[Data entries]
====================

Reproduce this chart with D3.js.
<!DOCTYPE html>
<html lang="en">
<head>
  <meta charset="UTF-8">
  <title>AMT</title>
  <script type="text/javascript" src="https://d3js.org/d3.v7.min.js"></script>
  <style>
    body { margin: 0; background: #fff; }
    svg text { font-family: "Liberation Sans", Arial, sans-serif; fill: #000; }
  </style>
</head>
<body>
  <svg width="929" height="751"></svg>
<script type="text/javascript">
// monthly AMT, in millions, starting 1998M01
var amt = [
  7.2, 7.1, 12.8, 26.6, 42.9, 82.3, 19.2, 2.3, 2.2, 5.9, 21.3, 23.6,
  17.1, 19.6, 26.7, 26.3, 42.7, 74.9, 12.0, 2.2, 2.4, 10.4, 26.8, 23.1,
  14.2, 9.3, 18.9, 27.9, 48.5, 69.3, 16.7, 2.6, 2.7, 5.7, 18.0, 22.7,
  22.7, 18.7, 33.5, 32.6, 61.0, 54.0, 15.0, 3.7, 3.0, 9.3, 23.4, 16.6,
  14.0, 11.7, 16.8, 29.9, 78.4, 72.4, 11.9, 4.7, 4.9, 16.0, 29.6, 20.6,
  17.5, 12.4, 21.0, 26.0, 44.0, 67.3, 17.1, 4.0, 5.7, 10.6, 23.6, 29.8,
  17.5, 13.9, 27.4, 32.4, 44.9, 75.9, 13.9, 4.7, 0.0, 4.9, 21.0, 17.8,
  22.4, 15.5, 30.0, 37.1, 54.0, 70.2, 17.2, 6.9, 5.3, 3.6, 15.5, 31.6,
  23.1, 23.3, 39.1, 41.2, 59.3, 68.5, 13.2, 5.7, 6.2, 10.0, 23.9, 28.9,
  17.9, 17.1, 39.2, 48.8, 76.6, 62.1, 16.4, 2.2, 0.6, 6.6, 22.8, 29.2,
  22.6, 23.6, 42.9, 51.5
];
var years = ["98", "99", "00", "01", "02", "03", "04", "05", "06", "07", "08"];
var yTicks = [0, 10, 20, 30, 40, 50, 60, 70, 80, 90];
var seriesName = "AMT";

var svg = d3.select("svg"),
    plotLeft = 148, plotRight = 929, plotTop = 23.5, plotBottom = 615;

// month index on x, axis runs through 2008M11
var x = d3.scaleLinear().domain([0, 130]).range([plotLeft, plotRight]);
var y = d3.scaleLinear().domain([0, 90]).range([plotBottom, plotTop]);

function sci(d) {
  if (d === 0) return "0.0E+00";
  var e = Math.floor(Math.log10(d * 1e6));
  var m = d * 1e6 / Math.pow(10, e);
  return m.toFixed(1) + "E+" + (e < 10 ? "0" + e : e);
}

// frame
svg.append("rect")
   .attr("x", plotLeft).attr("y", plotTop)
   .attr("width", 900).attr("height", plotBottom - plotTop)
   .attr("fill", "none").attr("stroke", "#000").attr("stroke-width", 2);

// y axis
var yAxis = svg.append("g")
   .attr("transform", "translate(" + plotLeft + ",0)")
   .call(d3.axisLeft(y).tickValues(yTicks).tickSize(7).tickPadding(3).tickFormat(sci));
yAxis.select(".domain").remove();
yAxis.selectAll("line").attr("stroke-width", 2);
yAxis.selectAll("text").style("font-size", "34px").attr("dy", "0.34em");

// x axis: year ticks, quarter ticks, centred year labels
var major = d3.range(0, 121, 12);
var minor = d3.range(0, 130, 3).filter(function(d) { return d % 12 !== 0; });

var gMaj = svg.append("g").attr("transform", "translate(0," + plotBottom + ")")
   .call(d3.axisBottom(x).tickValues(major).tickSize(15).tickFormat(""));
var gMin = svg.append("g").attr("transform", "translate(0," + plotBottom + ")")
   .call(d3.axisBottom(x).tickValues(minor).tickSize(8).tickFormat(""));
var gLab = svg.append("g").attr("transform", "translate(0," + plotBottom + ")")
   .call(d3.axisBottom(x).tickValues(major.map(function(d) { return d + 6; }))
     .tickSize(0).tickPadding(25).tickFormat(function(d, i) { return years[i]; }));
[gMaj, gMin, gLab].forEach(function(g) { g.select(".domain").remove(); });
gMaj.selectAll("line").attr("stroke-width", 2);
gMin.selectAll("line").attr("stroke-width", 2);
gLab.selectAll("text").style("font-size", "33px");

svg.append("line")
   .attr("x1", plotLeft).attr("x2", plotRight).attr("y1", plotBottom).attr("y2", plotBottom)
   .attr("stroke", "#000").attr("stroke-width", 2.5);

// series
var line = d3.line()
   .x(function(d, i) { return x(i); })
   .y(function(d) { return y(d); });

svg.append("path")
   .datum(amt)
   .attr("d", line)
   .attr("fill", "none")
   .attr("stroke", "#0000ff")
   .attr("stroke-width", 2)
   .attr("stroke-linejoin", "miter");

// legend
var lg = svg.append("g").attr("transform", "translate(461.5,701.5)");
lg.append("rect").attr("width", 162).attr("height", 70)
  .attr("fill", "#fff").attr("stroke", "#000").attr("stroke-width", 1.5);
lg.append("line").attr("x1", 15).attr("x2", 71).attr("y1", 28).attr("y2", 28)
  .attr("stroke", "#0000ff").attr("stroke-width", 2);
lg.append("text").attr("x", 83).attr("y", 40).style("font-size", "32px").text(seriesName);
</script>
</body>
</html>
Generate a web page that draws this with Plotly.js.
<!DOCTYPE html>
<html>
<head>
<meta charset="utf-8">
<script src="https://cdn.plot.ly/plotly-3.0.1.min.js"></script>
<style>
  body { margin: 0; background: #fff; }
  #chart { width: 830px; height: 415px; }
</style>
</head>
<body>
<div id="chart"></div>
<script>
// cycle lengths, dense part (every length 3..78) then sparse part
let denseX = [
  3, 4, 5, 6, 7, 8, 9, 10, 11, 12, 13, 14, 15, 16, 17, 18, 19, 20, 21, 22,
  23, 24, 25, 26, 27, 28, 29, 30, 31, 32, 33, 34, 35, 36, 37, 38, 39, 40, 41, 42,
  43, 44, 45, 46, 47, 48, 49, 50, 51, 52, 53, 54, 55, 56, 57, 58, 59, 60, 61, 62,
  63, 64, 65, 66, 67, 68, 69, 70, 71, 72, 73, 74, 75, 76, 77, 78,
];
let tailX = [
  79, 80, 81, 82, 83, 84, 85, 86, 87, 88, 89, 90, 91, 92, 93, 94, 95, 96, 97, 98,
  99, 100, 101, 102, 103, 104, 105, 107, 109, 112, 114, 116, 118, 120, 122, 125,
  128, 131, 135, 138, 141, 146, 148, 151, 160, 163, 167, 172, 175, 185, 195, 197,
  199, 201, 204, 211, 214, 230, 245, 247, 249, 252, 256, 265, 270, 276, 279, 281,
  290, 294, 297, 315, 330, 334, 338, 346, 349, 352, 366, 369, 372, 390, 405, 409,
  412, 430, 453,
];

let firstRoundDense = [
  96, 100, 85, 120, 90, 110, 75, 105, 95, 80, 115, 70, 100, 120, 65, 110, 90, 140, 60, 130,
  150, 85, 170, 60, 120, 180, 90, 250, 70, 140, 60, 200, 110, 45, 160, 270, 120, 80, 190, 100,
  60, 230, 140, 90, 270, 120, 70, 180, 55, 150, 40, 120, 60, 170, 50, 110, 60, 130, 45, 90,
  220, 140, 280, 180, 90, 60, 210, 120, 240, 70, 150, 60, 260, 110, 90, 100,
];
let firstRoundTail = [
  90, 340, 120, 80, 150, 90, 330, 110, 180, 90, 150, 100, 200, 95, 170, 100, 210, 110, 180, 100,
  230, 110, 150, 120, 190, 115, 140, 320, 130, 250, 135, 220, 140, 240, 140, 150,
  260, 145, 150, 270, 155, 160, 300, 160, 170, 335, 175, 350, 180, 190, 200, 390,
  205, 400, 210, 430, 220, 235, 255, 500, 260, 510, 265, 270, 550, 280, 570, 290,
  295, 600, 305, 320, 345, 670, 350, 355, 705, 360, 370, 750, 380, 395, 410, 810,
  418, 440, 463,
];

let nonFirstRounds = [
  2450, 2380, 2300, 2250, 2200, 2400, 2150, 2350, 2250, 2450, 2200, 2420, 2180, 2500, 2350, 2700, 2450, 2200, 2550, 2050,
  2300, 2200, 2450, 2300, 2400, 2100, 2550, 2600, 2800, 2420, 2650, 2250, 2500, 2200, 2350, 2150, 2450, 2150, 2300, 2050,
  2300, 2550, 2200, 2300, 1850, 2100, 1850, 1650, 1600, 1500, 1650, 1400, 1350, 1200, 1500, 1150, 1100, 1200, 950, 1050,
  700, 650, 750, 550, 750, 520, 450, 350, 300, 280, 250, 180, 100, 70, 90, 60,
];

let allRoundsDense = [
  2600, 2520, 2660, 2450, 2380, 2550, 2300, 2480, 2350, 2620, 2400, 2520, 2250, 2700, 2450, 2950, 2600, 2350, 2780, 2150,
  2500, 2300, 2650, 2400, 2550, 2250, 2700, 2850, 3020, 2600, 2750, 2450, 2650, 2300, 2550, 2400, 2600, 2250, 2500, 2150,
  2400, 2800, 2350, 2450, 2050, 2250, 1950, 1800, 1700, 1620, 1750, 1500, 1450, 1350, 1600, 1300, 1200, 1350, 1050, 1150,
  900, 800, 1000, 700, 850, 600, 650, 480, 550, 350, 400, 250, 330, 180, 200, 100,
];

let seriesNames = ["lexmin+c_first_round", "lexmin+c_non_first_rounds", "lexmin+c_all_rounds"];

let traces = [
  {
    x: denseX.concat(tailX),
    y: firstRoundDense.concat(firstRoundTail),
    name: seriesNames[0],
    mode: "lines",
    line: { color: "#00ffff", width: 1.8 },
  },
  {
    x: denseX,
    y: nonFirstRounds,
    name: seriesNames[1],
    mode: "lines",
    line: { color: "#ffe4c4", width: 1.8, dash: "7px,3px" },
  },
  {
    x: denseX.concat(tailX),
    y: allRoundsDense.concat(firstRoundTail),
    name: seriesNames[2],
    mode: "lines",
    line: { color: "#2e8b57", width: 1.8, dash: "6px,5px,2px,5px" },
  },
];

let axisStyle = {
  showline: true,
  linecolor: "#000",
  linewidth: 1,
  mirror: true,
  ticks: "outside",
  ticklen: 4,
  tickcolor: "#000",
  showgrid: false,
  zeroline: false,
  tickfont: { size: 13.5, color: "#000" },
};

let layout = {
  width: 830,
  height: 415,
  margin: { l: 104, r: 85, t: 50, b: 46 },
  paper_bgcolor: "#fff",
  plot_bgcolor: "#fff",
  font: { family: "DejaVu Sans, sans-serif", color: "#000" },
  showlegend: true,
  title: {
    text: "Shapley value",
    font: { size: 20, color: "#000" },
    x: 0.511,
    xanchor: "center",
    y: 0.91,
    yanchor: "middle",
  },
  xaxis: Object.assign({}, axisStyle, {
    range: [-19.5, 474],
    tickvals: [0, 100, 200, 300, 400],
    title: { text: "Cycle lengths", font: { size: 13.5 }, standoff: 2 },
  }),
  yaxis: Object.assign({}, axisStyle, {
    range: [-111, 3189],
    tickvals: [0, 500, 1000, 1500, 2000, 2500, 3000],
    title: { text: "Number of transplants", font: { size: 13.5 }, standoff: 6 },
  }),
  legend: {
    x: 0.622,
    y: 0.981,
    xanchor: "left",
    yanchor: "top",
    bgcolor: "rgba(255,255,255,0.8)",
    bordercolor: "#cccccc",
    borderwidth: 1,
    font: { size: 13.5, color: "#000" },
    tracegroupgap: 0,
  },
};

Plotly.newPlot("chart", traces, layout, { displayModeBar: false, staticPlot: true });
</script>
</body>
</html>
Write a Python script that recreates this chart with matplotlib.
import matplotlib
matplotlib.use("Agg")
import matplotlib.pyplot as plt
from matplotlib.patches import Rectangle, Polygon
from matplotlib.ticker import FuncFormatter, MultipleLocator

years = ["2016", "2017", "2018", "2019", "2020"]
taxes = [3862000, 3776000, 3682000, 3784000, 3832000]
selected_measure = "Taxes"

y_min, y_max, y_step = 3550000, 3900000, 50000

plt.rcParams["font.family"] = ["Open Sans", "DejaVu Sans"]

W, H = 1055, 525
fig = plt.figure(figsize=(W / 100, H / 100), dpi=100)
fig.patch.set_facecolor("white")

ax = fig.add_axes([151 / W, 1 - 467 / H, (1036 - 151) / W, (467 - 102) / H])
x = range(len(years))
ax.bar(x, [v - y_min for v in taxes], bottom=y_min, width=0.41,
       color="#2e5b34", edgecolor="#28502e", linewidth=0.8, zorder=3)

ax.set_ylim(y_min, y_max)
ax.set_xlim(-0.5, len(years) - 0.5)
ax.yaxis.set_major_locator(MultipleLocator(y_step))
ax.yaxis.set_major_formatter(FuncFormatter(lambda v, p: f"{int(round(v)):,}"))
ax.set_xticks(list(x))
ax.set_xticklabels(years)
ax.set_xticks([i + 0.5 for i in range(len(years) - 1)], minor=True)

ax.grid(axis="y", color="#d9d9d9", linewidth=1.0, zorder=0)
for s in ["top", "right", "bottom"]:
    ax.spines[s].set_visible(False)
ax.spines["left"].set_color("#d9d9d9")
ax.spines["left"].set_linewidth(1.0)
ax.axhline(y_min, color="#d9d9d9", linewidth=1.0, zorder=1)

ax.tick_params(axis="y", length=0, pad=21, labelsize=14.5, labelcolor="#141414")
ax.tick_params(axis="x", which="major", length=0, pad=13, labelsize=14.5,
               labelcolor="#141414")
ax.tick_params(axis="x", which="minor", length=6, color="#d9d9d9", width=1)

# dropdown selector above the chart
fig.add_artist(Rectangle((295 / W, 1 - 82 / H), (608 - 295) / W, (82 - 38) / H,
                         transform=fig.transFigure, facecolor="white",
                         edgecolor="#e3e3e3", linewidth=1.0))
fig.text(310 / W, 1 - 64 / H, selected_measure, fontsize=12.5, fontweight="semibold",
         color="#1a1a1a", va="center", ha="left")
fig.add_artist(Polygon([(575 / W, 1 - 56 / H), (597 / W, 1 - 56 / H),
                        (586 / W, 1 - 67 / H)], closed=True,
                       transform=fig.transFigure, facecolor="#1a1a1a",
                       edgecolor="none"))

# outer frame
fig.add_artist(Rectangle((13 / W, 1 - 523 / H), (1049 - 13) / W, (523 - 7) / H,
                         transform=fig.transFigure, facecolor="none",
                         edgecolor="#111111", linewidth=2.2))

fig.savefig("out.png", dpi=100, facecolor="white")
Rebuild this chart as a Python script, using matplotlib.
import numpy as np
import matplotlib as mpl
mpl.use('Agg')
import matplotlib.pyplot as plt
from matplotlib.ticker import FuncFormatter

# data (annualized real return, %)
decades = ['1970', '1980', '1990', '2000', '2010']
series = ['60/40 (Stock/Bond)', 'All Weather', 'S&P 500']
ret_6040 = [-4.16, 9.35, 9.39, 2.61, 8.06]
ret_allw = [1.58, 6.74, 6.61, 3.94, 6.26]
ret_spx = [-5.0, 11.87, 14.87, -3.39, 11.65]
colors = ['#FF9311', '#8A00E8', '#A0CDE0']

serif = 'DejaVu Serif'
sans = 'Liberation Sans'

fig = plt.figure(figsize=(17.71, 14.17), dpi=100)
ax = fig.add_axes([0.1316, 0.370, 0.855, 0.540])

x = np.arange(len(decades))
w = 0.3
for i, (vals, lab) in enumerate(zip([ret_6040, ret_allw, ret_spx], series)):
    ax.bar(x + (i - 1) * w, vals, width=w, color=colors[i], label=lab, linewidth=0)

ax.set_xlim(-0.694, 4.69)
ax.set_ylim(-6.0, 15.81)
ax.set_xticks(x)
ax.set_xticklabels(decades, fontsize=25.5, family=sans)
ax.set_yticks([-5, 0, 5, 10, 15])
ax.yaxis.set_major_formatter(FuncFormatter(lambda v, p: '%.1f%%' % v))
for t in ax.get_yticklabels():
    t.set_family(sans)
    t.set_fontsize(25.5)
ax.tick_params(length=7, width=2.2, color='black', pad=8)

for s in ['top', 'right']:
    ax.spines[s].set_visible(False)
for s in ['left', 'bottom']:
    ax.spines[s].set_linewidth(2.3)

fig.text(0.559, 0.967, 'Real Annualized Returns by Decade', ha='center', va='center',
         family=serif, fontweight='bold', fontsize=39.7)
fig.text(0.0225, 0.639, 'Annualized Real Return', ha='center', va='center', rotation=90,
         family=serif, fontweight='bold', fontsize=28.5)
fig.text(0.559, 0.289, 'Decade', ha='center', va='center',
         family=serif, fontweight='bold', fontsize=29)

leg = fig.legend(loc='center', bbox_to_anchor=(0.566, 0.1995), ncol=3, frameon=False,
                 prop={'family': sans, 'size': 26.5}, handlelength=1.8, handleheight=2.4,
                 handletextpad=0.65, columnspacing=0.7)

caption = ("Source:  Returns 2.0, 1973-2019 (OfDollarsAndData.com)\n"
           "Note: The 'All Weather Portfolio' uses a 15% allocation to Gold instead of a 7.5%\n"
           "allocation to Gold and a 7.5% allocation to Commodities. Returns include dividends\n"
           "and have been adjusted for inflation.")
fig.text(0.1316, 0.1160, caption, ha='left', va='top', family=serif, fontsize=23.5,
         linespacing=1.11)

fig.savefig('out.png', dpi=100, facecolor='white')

====================

▶ [YOUR OBJECTIVE] Exactly the lines from the one holding "Rebuild this chart" through the one holding "ax.bar(x + (i" should be printed, ends included.

▶ [CORRECT ANSWER]
Rebuild this chart as a Python script, using matplotlib.
import numpy as np
import matplotlib as mpl
mpl.use('Agg')
import matplotlib.pyplot as plt
from matplotlib.ticker import FuncFormatter

# data (annualized real return, %)
decades = ['1970', '1980', '1990', '2000', '2010']
series = ['60/40 (Stock/Bond)', 'All Weather', 'S&P 500']
ret_6040 = [-4.16, 9.35, 9.39, 2.61, 8.06]
ret_allw = [1.58, 6.74, 6.61, 3.94, 6.26]
ret_spx = [-5.0, 11.87, 14.87, -3.39, 11.65]
colors = ['#FF9311', '#8A00E8', '#A0CDE0']

serif = 'DejaVu Serif'
sans = 'Liberation Sans'

fig = plt.figure(figsize=(17.71, 14.17), dpi=100)
ax = fig.add_axes([0.1316, 0.370, 0.855, 0.540])

x = np.arange(len(decades))
w = 0.3
for i, (vals, lab) in enumerate(zip([ret_6040, ret_allw, ret_spx], series)):
    ax.bar(x + (i - 1) * w, vals, width=w, color=colors[i], label=lab, linewidth=0)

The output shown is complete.